DrSugar is in the house and answering your questions.

I am struggling with acne and have been for a while; topical options just don't seem to cut it, and I'm not sure how I feel about antibiotics. Anyway, I eat a lot of soy products and recently have noticed that my acne gets worse during periods when I eat more of them. I've been doing my own research, but the opinions on the web are conflicting. Is there a link between soy and acne?
—Suspicious of Soy

No one likes to deal with blemishes, here's what the doctor has to say on the matter.

When I first received your inquiry, I was not sure about the relationship, so I did an extensive online search of medical databases, including the biggest, PubMed. The search for "soy and acne" returned no relevant papers or articles. Next I went to a reputable online source of medical information called Emedicine and again came up empty-handed. The next place I turned was Google. The search for soy and acne led me to a number of forums, message boards, and health-related websites/blogs. Similar to your experience, I found these sources contain conflicting information. There are quite a few reports of people eliminating soy from their diets and noticing an improvement in their acne. However, there are also a number of websites that actually promote increasing dietary soy to improve acne.
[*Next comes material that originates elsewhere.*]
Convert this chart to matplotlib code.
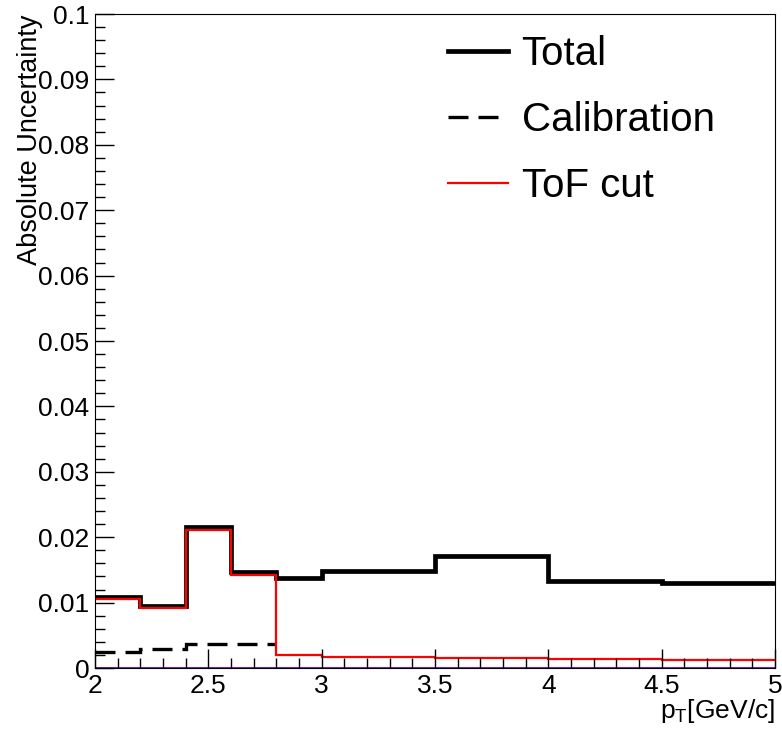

The short answer to your question is no. There is no evidence of a direct link between acne and soy. However, everyone's body is different, and some people may have improved acne by eliminating soy. The only way to know for sure is to try a week or two without soy and see if it helps. Most health professionals, including dermatologists, actually do not believe that there is a strong relationship between food and acne. This is because most old wives' tales about the relationship between acne and foods, such as chocolate, have never been validated by scientific studies. However, this Newsweek article reports a possible link between highly refined carbs (such as bread and pasta) and acne. More well-established causes of acne include bacteria, hormones, stress, and inflammation. Wikipedia actually has a surprisingly good review of the causes of acne and the issues surrounding the relationship between food and acne.